Note how many lines in the entries contain the string "matplotlib", then give that number and nothing else.
— start DATA FOR THIS EXERCISE —
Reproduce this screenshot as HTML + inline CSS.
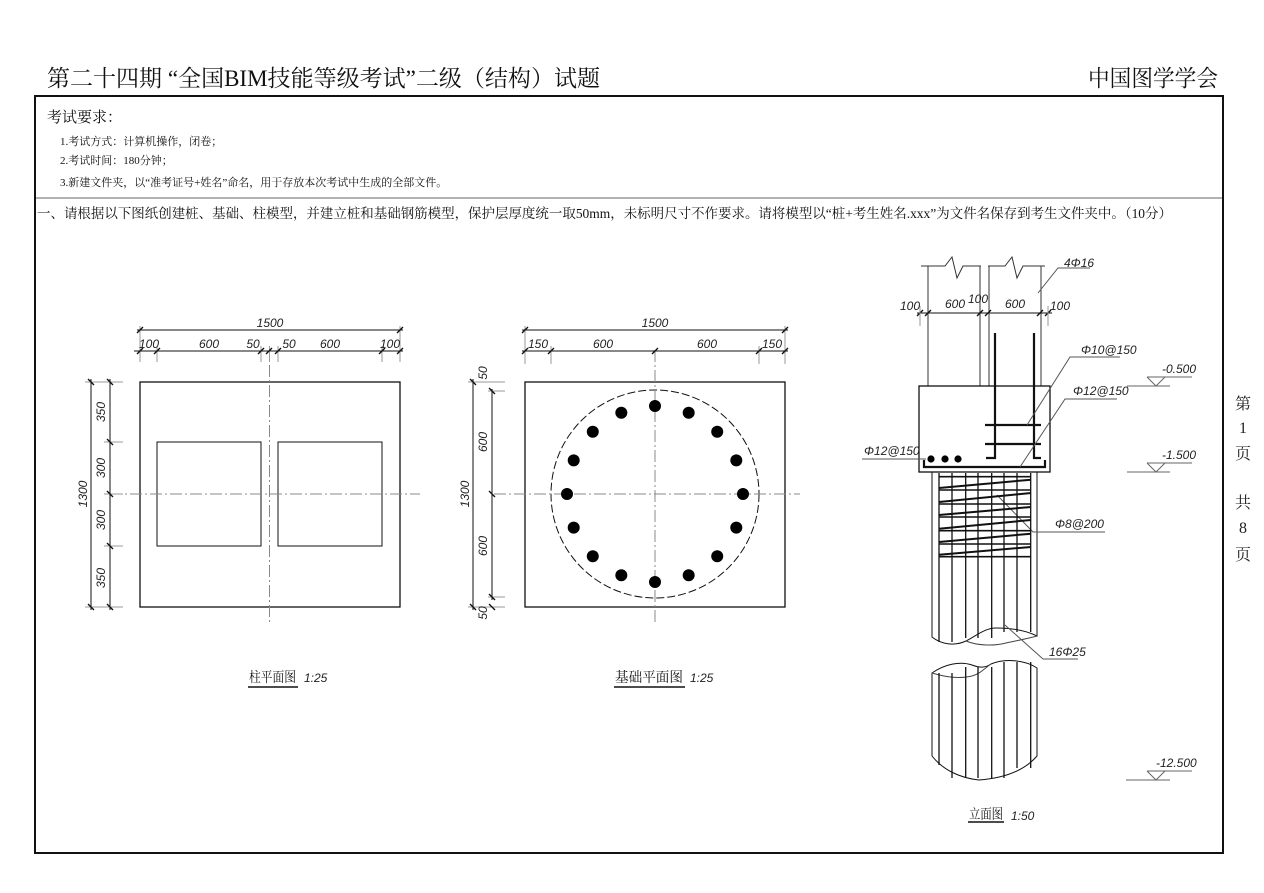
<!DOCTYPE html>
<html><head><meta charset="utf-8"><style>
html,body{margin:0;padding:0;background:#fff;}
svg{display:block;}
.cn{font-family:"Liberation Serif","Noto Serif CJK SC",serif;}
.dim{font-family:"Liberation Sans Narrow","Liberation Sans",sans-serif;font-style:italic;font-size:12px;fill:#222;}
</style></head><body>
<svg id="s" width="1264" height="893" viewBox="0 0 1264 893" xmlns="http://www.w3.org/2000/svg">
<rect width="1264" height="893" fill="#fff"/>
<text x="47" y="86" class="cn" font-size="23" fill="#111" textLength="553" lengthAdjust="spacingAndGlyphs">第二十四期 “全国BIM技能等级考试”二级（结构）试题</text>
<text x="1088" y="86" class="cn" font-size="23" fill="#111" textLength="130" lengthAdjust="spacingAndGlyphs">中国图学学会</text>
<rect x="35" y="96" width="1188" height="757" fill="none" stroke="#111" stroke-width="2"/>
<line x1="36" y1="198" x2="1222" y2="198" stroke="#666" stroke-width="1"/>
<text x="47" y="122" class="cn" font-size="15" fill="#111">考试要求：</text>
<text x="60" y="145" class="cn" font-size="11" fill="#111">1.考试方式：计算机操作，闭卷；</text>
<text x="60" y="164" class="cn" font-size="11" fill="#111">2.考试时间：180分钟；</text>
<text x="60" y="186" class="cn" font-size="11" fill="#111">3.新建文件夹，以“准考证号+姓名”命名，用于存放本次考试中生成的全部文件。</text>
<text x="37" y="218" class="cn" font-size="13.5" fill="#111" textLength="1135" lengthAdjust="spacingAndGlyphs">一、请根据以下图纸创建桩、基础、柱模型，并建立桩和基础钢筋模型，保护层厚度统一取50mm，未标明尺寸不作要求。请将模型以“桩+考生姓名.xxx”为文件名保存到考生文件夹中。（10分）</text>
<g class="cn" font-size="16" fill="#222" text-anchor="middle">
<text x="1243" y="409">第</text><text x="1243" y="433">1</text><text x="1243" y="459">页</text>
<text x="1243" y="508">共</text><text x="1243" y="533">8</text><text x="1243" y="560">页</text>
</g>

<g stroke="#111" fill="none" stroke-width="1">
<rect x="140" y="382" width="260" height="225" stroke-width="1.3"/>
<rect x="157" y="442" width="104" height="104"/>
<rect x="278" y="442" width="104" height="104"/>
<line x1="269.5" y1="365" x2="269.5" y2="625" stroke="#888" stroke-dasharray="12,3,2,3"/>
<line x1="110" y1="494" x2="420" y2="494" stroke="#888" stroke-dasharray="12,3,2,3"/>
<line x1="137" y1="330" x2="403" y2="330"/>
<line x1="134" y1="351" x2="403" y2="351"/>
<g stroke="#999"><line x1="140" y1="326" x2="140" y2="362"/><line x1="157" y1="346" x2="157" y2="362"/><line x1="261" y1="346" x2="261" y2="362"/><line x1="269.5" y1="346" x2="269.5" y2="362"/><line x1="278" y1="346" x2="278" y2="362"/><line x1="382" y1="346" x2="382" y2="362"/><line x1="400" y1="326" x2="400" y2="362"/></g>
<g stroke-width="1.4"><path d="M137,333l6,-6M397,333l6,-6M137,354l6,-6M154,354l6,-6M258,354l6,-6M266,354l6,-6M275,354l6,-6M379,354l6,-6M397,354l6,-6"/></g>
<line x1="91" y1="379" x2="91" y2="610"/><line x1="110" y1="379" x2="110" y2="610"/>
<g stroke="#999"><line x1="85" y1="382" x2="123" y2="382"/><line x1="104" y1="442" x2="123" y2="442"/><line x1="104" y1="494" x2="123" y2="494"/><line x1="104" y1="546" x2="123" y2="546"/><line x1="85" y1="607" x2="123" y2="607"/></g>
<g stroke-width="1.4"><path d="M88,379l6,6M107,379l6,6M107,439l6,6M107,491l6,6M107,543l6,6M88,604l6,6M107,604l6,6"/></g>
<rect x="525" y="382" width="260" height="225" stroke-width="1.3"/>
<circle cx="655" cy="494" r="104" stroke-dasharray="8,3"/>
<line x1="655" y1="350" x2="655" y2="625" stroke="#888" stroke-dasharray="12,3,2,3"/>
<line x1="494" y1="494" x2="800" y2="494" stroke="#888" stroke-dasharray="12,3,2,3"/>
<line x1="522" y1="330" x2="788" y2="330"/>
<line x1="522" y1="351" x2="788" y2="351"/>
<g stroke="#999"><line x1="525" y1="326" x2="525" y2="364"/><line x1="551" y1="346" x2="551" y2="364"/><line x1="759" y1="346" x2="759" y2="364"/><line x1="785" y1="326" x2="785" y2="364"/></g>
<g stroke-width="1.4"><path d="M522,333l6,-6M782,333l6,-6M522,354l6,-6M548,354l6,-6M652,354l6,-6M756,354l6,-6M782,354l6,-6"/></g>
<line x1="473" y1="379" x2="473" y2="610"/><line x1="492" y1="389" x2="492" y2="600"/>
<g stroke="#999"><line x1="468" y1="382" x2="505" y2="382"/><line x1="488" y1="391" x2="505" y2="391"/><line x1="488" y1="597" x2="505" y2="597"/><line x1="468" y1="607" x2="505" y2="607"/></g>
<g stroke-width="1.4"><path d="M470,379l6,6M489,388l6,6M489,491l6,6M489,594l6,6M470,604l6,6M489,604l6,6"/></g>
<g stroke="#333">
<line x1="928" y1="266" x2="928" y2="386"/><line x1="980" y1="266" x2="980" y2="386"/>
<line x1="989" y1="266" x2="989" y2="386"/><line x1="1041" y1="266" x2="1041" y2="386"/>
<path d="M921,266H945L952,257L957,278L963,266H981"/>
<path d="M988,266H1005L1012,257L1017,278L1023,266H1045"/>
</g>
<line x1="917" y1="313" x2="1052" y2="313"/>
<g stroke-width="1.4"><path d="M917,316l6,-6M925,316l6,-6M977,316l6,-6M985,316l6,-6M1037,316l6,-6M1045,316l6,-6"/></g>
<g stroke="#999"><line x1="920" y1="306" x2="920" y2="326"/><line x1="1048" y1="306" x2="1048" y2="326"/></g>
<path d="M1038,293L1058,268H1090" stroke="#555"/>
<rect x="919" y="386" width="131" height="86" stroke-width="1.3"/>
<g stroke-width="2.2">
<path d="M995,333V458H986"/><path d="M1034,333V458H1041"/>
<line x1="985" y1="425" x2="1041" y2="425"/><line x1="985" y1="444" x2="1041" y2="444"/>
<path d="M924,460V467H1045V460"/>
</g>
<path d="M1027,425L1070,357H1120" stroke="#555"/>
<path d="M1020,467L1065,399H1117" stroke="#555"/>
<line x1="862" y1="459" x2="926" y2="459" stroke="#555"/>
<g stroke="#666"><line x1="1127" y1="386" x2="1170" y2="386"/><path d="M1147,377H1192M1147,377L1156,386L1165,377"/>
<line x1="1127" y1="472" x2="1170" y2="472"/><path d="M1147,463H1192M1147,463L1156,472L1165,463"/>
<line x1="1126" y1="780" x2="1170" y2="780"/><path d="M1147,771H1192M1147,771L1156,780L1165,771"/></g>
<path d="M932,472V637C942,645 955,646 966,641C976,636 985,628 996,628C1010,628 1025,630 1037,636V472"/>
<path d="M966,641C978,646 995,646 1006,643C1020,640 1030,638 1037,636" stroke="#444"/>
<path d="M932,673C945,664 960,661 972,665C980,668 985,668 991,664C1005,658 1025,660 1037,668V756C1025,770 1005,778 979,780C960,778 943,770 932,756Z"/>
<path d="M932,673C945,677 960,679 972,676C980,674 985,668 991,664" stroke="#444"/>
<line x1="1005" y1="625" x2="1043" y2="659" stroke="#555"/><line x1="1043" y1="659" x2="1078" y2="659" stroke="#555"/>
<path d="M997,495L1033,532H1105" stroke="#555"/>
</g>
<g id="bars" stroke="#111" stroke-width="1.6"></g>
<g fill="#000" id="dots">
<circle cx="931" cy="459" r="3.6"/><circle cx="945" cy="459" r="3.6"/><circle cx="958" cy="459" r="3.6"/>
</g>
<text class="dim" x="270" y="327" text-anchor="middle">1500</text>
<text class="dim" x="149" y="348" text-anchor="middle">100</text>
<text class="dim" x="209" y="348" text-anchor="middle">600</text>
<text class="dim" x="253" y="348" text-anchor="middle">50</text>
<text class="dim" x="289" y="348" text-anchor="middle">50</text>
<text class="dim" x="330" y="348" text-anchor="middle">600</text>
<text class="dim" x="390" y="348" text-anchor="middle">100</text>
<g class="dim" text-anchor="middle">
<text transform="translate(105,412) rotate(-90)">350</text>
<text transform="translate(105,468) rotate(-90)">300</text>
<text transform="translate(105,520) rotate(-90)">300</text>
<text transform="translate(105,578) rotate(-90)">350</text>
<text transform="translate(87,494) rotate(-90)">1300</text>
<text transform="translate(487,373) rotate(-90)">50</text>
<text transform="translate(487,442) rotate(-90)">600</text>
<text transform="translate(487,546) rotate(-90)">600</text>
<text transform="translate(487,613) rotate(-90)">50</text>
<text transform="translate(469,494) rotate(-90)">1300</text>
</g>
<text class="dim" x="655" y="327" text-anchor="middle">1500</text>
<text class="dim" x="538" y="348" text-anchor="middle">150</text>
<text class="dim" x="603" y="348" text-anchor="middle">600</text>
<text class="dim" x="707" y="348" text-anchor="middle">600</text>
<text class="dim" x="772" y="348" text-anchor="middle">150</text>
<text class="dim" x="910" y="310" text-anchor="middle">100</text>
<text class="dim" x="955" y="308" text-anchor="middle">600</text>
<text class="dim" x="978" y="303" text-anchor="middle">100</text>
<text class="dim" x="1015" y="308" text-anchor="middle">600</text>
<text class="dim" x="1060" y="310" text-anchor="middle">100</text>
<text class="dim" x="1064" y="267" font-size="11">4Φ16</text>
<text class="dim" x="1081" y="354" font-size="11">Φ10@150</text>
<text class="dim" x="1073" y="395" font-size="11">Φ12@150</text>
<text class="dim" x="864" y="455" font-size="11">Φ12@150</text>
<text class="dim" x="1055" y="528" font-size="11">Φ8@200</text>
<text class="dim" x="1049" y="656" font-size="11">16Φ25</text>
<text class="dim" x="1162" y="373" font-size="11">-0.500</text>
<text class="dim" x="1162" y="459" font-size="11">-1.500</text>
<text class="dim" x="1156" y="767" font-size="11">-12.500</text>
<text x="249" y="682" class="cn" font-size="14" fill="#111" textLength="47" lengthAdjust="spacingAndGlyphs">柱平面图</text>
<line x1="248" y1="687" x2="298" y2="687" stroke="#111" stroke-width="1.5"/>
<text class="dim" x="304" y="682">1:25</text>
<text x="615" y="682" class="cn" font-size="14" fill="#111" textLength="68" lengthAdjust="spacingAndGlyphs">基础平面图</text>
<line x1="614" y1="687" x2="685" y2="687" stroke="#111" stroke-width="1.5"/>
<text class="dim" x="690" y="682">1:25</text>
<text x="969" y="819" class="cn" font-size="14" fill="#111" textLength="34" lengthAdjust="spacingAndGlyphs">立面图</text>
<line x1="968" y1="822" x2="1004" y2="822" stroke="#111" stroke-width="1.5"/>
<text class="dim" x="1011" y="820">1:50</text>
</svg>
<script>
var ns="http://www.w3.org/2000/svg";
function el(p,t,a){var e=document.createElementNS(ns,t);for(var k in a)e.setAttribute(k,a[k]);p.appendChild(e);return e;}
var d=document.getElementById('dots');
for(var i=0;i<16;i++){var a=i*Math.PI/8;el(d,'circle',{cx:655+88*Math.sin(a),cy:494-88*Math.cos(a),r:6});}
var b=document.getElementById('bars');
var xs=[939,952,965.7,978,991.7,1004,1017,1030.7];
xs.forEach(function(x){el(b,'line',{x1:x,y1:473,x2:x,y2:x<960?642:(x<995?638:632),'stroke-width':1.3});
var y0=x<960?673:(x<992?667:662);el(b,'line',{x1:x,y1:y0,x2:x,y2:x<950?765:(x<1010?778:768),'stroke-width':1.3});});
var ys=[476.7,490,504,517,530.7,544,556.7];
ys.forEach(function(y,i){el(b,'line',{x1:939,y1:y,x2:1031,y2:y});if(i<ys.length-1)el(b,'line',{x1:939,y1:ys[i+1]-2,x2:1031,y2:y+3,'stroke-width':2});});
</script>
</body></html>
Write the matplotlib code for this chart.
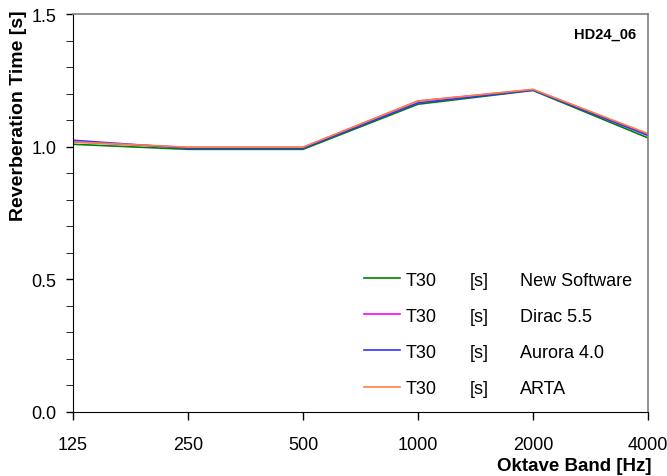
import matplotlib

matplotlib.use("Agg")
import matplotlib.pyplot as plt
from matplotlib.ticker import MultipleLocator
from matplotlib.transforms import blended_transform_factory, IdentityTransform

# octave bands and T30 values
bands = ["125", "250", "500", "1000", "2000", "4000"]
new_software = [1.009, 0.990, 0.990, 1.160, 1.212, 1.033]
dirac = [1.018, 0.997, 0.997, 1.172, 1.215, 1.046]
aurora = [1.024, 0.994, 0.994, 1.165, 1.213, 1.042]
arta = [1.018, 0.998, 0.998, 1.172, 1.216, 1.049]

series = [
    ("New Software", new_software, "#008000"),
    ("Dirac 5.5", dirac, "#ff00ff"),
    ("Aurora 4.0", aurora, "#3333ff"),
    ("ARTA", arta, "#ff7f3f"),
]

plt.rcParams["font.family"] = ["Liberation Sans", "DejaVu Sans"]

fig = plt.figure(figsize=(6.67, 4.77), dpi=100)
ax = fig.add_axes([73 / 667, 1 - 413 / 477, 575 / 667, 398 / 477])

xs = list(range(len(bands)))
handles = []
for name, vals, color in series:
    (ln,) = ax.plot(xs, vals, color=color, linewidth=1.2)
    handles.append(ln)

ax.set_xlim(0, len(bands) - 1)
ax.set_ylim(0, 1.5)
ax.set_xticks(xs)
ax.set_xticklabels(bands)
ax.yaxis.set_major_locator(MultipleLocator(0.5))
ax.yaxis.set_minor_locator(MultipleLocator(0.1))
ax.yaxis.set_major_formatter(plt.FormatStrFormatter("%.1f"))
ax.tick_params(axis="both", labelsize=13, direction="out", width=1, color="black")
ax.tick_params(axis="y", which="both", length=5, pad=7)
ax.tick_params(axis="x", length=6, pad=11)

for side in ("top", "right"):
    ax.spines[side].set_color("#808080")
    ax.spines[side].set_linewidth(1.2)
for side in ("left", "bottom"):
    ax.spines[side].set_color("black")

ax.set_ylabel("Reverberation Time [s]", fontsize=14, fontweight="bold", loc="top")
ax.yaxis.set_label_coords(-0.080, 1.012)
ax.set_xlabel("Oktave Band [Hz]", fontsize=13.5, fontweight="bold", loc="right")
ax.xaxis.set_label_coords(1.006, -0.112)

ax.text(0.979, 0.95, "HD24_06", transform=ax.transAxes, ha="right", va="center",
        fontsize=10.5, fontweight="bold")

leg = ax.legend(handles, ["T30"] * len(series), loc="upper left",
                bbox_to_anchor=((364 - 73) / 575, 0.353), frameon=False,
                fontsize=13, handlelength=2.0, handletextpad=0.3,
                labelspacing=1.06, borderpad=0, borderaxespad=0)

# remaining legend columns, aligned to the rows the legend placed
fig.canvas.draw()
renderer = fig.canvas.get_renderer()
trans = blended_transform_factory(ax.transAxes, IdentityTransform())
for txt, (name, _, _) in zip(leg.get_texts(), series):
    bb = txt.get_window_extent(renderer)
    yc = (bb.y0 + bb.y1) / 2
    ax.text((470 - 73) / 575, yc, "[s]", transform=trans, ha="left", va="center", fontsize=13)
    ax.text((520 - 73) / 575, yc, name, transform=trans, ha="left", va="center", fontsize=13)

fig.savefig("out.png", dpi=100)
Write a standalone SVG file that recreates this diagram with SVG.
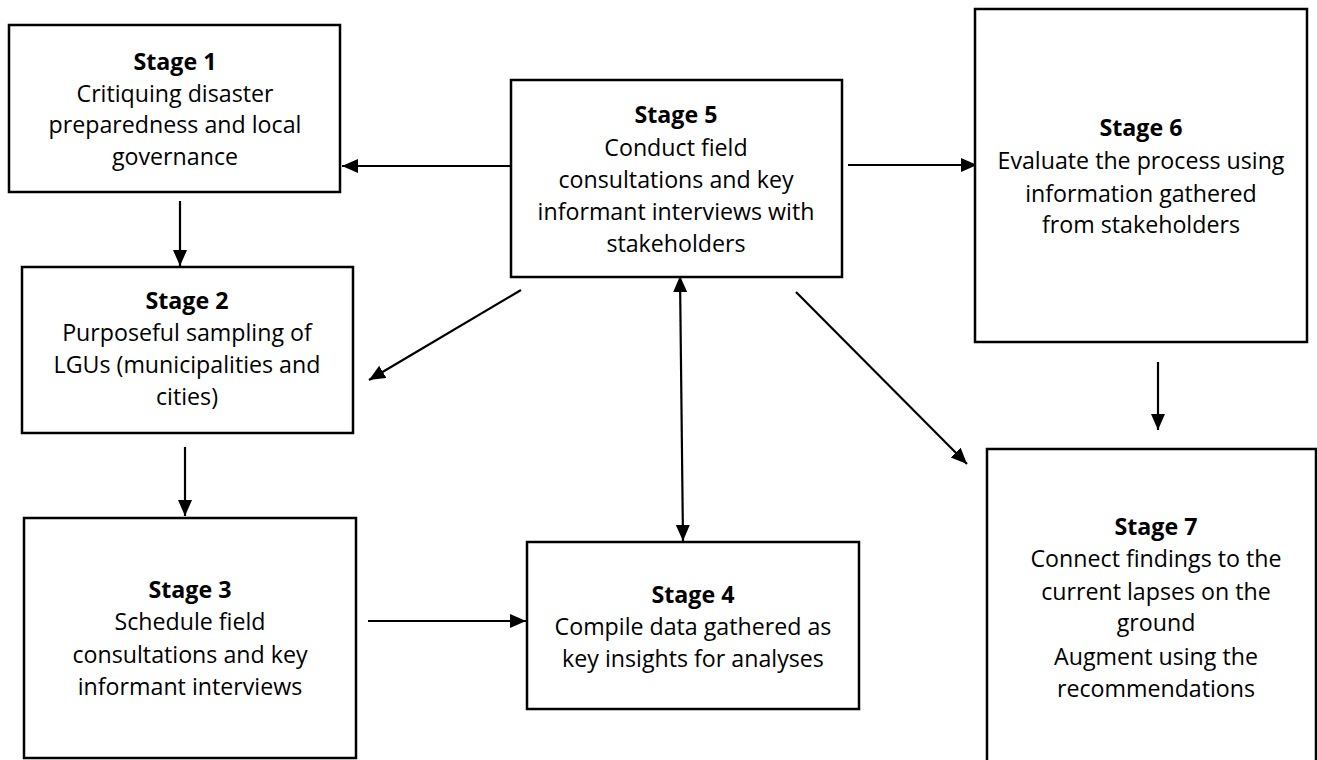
— end DATA FOR THIS EXERCISE —
* WRITTEN ANSWER
6